Investors are hoping the Walvax and Abogen vaccine, which is being developed alongside researchers from a Chinese military medical institute, will not face the same political barriers.

Last year Abogen, which was founded in 2019 and is based in Suzhou, west of Shanghai, raised US$1.1 billion (S$1.49 billion) from backers including Temasek, the Singapore state-backed investment fund, and investment firm Invesco.

Beijing has never authorised mRNA products for therapeutic use, putting domestic drug companies on the back foot as the strength of the technology became evident during the pandemic.

A leading Chinese respiratory disease expert, Dr Zhong Nanshan, said last month that China should "learn from other countries in areas they have done well, like mRNA vaccines. They have spent years developing it and managed to produce the mRNA vaccine in a few months".
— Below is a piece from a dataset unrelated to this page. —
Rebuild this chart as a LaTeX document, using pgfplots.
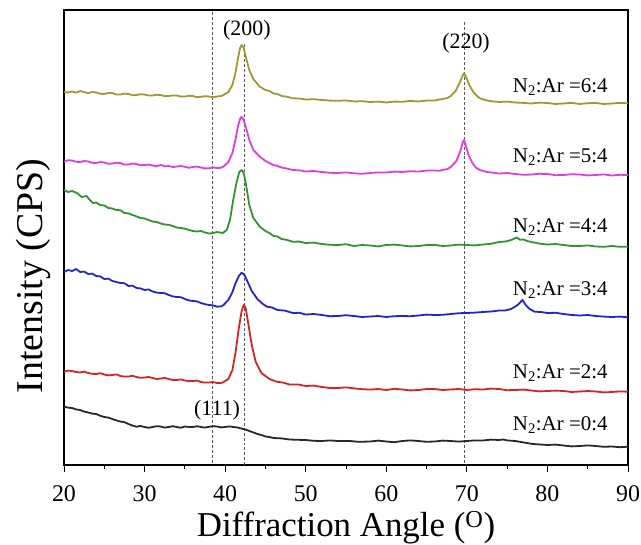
\documentclass[border=0pt]{standalone}
\usepackage{pgfplots}
\pgfplotsset{compat=1.18}
\usepackage{fontspec}
\setmainfont{Liberation Serif}
\definecolor{cOl}{RGB}{160,152,50}
\definecolor{cMa}{RGB}{225,60,225}
\definecolor{cGr}{RGB}{45,150,45}
\definecolor{cBl}{RGB}{35,35,210}
\definecolor{cRe}{RGB}{215,35,35}
\definecolor{cBk}{RGB}{40,40,40}
\begin{document}
\begin{tikzpicture}[x=1bp,y=1bp]
\begin{axis}[
  name=ax,
  scale only axis, width=564bp, height=455bp,
  xmin=20, xmax=90, ymin=10, ymax=465, y dir=reverse,
  xtick={20,30,...,90}, minor x tick num=1,
  ytick=\empty, xtick pos=bottom, tick align=outside,
  major tick length=7bp, minor tick length=4bp,
  axis line style={line width=1.2pt}, tick style={line width=1pt, black},
  /pgf/number format/assume math mode=true,
  xticklabel style={font=\fontsize{24}{26}\selectfont, inner sep=0pt, anchor=base, yshift=-29bp},
  xlabel={Diffraction Angle (\textsuperscript{O})},
  xlabel style={font=\fontsize{35}{38}\selectfont, at={(axis description cs:0.5,0)}, anchor=base, inner sep=0pt, yshift=-71.5bp},
  ylabel={Intensity (CPS)},
  ylabel style={font=\fontsize{38}{42}\selectfont, at={(axis description cs:-0.039,0.415)}, anchor=base, inner sep=0pt},
  clip=false,
  every axis plot/.append style={line width=1.8pt, line join=round},
]
\addplot[gray!70!black, densely dashed, line width=0.7pt] coordinates {(38.4,12) (38.4,465)};
\addplot[gray!70!black, densely dashed, line width=0.7pt] coordinates {(42.34,44) (42.34,465)};
\addplot[gray!70!black, densely dashed, line width=0.7pt] coordinates {(69.65,22) (69.65,465)};

\addplot[cOl] coordinates {
(20,91.7)(20.5,92.5)(21,91.5)(21.5,92.6)(22,91)(22.5,92.2)(23,93)(23.5,92)(24,92.5)(24.5,93.8)(25,94)(25.5,93)(26,93)(26.5,94.5)(27,94.5)(27.5,93.6)(28,94)(28.5,95.2)(29,95)(29.5,94.3)(30,94.5)(30.5,95.6)(31,95.5)(31.5,94.8)(32,95)(32.5,96.2)(33,96)(33.5,95.4)(34,95.5)(34.5,96.6)(35,96.5)(35.5,95.8)(36,96)(36.5,97.2)(37,96.8)(37.5,96.2)(38,96.5)(38.5,97.2)(39,96.5)(39.5,96)(39.8,95)(40.4,92)(40.9,85)(41.3,72)(41.6,58)(41.85,48)(42.05,45)(42.3,48)(42.6,58)(43.0,70)(43.5,79)(44.3,86.7)(45,90)(45.5,91)(46,93.5)(46.5,94)(47,96)(47.7,96.8)(48.4,98.3)(49.2,98.5)(50,99.5)(51,99.2)(52,100)(53,100.6)(54,100.8)(55,100.4)(56,101.5)(57,101.2)(58,102)(59,101.6)(60,102.5)(61,101.6)(62,101.8)(63,100.9)(64,101.5)(65,100.6)(66,100.5)(66.5,99.6)(67,99)(67.6,98)(68,96)(68.6,91)(69.1,83)(69.45,76)(69.65,73.3)(69.9,77)(70.3,85)(70.8,92)(71.2,95.5)(71.6,98.3)(72.5,100.5)(73.2,101.4)(74,102)(75,101.6)(76,102.5)(77,102.9)(78,103.5)(79,102.6)(80,103)(81,104)(82,103.5)(83,102.8)(84,104)(85,103.2)(86,103)(87,104)(88,103.5)(89,102.9)(90,103.3)};

\addplot[cMa] coordinates {
(20,161.7)(20.5,160.2)(21,160.5)(21.5,161.8)(22,162)(22.5,161)(23,161.5)(23.5,162.8)(24,163)(24.5,162)(25,162.5)(25.5,163.8)(26,163.5)(26.5,162.8)(27,163)(27.5,164.6)(28,164.5)(28.5,163.6)(29,164)(29.5,165.2)(30,165)(30.5,164.6)(31,165.5)(31.5,166.2)(32,165)(32.5,166.3)(33,166)(33.5,167)(34,166.5)(34.5,166)(35,166.8)(35.5,167.8)(36,167)(36.5,166.6)(37,167.5)(37.5,168.4)(38,168.3)(38.5,167.5)(39,168)(39.5,167.8)(39.8,166.5)(40.4,162)(40.9,153)(41.3,139)(41.6,126)(41.85,119)(42.05,116.7)(42.3,120)(42.6,128)(43.0,140)(43.5,150)(44.3,156.7)(45,161)(45.5,163)(46,165)(46.5,166)(47,167.5)(47.7,168.6)(48.4,170)(49.2,170.3)(50,171.5)(51,171)(52,172)(53,172.8)(54,173)(55,172.4)(56,173.3)(57,173.8)(58,173)(59,172.4)(60,172.5)(61,171.6)(62,172)(63,171.2)(64,171.5)(65,170.6)(66,170.5)(66.5,170.8)(67,170)(67.6,169)(68,167)(68.7,161)(69.2,151)(69.5,142)(69.65,140)(69.85,145)(70.2,155)(70.7,163)(71.1,167.5)(71.6,170)(72.5,172)(73.2,172.6)(74,173.5)(75,173)(76,174)(77,174.8)(78,174.5)(79,173.8)(80,174)(81,175.2)(82,175)(83,174.2)(84,174.5)(85,175.4)(86,175)(87,174.4)(88,175.5)(89,174.8)(90,175)};

\addplot[cGr] coordinates {
(20,190)(20.5,192)(21,191)(21.6,193)(22.2,197)(22.8,196)(23.2,200)(23.6,203)(24,202.5)(24.5,205)(25,205.5)(25.5,208)(26,208.5)(26.5,210)(27,210.2)(27.5,213)(28,213.4)(28.5,215)(29,216.4)(29.5,218)(30,218.5)(30.5,220)(31,221.5)(31.5,222)(32,223.5)(32.5,224.5)(33,224.8)(33.5,226)(34,227.5)(34.5,228)(35,228.6)(35.5,230)(36,231)(36.5,231.5)(37,231)(37.5,232.5)(38,233.5)(38.5,233)(39,232)(39.7,233)(40.2,230)(40.6,220)(41.0,200)(41.4,183)(41.75,172)(42.05,170)(42.3,173)(42.6,185)(43.0,205)(43.5,218)(44.3,226.7)(45,231)(45.5,233)(46,236)(46.5,236.5)(47,239)(47.7,240)(48.4,241.7)(49.2,241.6)(50,243)(51,242.6)(52,244)(53,244.8)(54,245)(55,244.2)(56,246)(57,245)(58,245.5)(59,246.4)(60,245)(61,244.6)(62,245.5)(63,246.4)(64,246)(65,245)(66,245)(67,246)(68,245.5)(69,244.6)(70,245)(71,245.4)(72,244.5)(73,243.8)(74,242)(74.8,241.5)(75.5,240)(76.2,237.5)(76.6,239.8)(77,239.5)(77.5,241)(78,242)(79,243.6)(80,244.5)(81,244)(82,245)(83,246)(84,246)(85,245.4)(86,246.5)(87,246.8)(88,246)(89,246.8)(90,246.7)};

\addplot[cBl] coordinates {
(20,272)(20.5,270)(21,271)(21.5,269)(22,272)(22.5,271.6)(23,274)(23.5,273.6)(24,276)(24.5,276.4)(25,279)(25.5,278.6)(26,281)(26.5,282)(27,283)(27.5,283.2)(28,286)(28.5,285.6)(29,288)(29.5,288.4)(30,290)(30.5,289.4)(31,291.5)(31.5,292.6)(32,293)(32.5,293.2)(33,295)(33.5,296.4)(34,297)(34.5,297.2)(35,299)(35.5,300.4)(36,301)(36.5,301.4)(37,303)(37.5,304.2)(38,305)(38.5,305.3)(39,306.7)(39.5,306.4)(39.8,305)(40.4,300)(40.9,292)(41.3,283)(41.7,276)(42.05,272.7)(42.4,275)(42.8,282)(43.3,291)(44,299)(44.6,303.5)(45.2,306.7)(45.8,307.5)(46.5,310)(47.4,310.6)(48.4,313)(49.2,312.8)(50,314.5)(51,314)(52,315)(53,316.2)(54,316)(55,315.2)(56,316)(57,317)(58,316.5)(59,316)(60,317)(61,316.2)(62,316)(63,316.2)(64,315.5)(65,314.6)(66,315)(67,314.8)(68,314)(69,313.2)(70,313)(71,312.6)(72,312)(73,311.5)(74,310.5)(74.8,310.4)(75.5,309)(76.3,305)(76.9,300)(77.3,305)(77.8,309)(78.4,311.7)(79.2,312)(80,313)(81,312.8)(82,314)(83,315)(84,315.5)(85,315)(86,316)(87,316.6)(88,317)(89,316.6)(90,317.3)};

\addplot[cRe] coordinates {
(20,371.7)(20.5,370.6)(21,371)(21.5,372)(22,372.5)(22.5,371.6)(23,373)(23.5,373.8)(24,374)(24.5,373.2)(25,374.5)(25.5,375.4)(26,375)(26.5,374.4)(27,376)(27.5,376.6)(28,376.5)(28.5,375.8)(29,377)(29.5,377.8)(30,377.5)(30.5,377)(31,378)(31.5,379)(32,378.5)(32.5,378)(33,379)(33.5,380)(34,380)(34.5,379.4)(35,380.5)(35.5,381.2)(36,381)(36.5,380.6)(37,382)(37.5,382.6)(38,382.5)(38.5,382)(39,383)(39.5,383)(39.8,382)(40.4,379)(40.9,370)(41.3,352)(41.7,328)(42.05,311)(42.3,305)(42.55,308)(42.9,325)(43.3,345)(43.8,362)(44.5,373)(45.5,379)(46.4,381.7)(47.2,382.6)(48,384.5)(49,384.4)(50,386)(51,385.6)(52,387)(53,388)(54,388)(55,387.4)(56.7,389)(58,389.6)(59,389)(60,390)(61,388.8)(62,389.5)(63,390.4)(64,390)(65,389)(66,389)(67,390)(68,389.5)(69,389)(70,390)(71,389.2)(72,389.5)(73,388.6)(74,389)(75,390.2)(76,390)(77,389.6)(78,390.5)(79,391.4)(80,391)(81,390.6)(82,391)(83,392)(84,391.5)(85,391)(86,391.5)(87,392.4)(88,392)(89,391.4)(90,391.7)};

\addplot[cBk] coordinates {
(20,406.7)(20.5,407.6)(21,408)(21.5,409.4)(22,410)(22.5,411.6)(23,412.5)(23.5,413.6)(24,414)(24.5,415.8)(25,417)(25.5,417.6)(26,419)(26.5,420.4)(27,421.5)(27.5,422.2)(28,424)(28.5,425.6)(29,426.7)(29.5,426)(30,427)(30.5,427.8)(31,427)(31.5,426.2)(32,426.5)(32.5,427.6)(33,427)(33.5,426.2)(34,427)(34.5,427.8)(35,426.5)(35.5,427)(36,427)(36.5,426.2)(37,427)(37.5,427.6)(38,426.8)(38.5,426.2)(39,426.5)(39.5,427.4)(40,427)(40.5,426.4)(41,427)(41.5,427.4)(42,428.5)(42.5,429.4)(43,431)(43.5,432.4)(44,434)(44.5,435)(45,436.5)(45.5,437)(46,438)(47,438.4)(48,439.5)(49,439.8)(50,440)(51,440.8)(52,441)(53,440.4)(54,441)(55.5,441)(56.5,441.8)(58,441.5)(59,440.6)(60,441.5)(61,442.2)(62,441)(63,440.4)(64,441)(65,441.8)(66,441.5)(67,440.6)(68,441)(69,441.6)(70,441)(71,440.4)(72,440.5)(73,439.6)(74,440)(74.5,439.5)(75,440.4)(76,441)(77,442.4)(78.2,444)(79,444.4)(80,445)(81,444.6)(82,445.5)(83,446.4)(84,446)(85,445.4)(86,446)(87,446.8)(88,446.5)(89,447.2)(90,446.7)};

\node[font=\fontsize{22}{24}\selectfont, anchor=center] at (axis cs:42.7,30) {(200)};
\node[font=\fontsize{22}{24}\selectfont, anchor=center] at (axis cs:69.9,43) {(220)};
\node[font=\fontsize{22}{24}\selectfont, anchor=center] at (axis cs:39,410) {(111)};
\node[font=\fontsize{21}{24}\selectfont, anchor=east] at (axis cs:87.9,87) {N\textsubscript{2}:Ar =6:4};
\node[font=\fontsize{21}{24}\selectfont, anchor=east] at (axis cs:87.9,157) {N\textsubscript{2}:Ar =5:4};
\node[font=\fontsize{21}{24}\selectfont, anchor=east] at (axis cs:87.9,227) {N\textsubscript{2}:Ar =4:4};
\node[font=\fontsize{21}{24}\selectfont, anchor=east] at (axis cs:87.9,290) {N\textsubscript{2}:Ar =3:4};
\node[font=\fontsize{21}{24}\selectfont, anchor=east] at (axis cs:87.9,373) {N\textsubscript{2}:Ar =2:4};
\node[font=\fontsize{21}{24}\selectfont, anchor=east] at (axis cs:87.9,425) {N\textsubscript{2}:Ar =0:4};
\end{axis}
\pgfresetboundingbox
\path[use as bounding box] ([shift={(-64bp,-80bp)}]ax.south west) rectangle ([shift={(13bp,10bp)}]ax.north east);
\end{tikzpicture}
\end{document}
Hong Kong university's Dr Jin said that, because China was slow to develop mRNA technology, its pharmaceutical companies lacked the scientific know-how and specialised machinery to deliver the jab at scale.

He added that there were significant technical barriers to making lipid nanoparticles, the fatty shield that protects fragile mRNA molecules when entering human cells, which are difficult to create safely and in large quantities.

But Dr Kim said that it was only a "matter of time" before China has access to an mRNA vaccine and that the safe and effective lipid nanoparticles were available to be licensed if domestic companies could not produce their own.

Pre-clinical trial data showed the Walvax and Abogen vaccine candidate, which is called ARCoV, produced a robust antibody response against coronavirus during the animal testing phase. No data on the more conclusive later-stage trials on human subjects has been published.

But even if China rolls out an mRNA vaccine as a booster, experts warned that it may not be a silver bullet that gives the authorities the confidence to end its zero-Covid policy.

An immunology professor from Beijing, who did not want to be named, said that even if China rolled out its own mRNA vaccine, "it wouldn't have a big impact on China's pandemic control measures" since evidence from existing versions of the jab showed that breakthrough infections are still possible.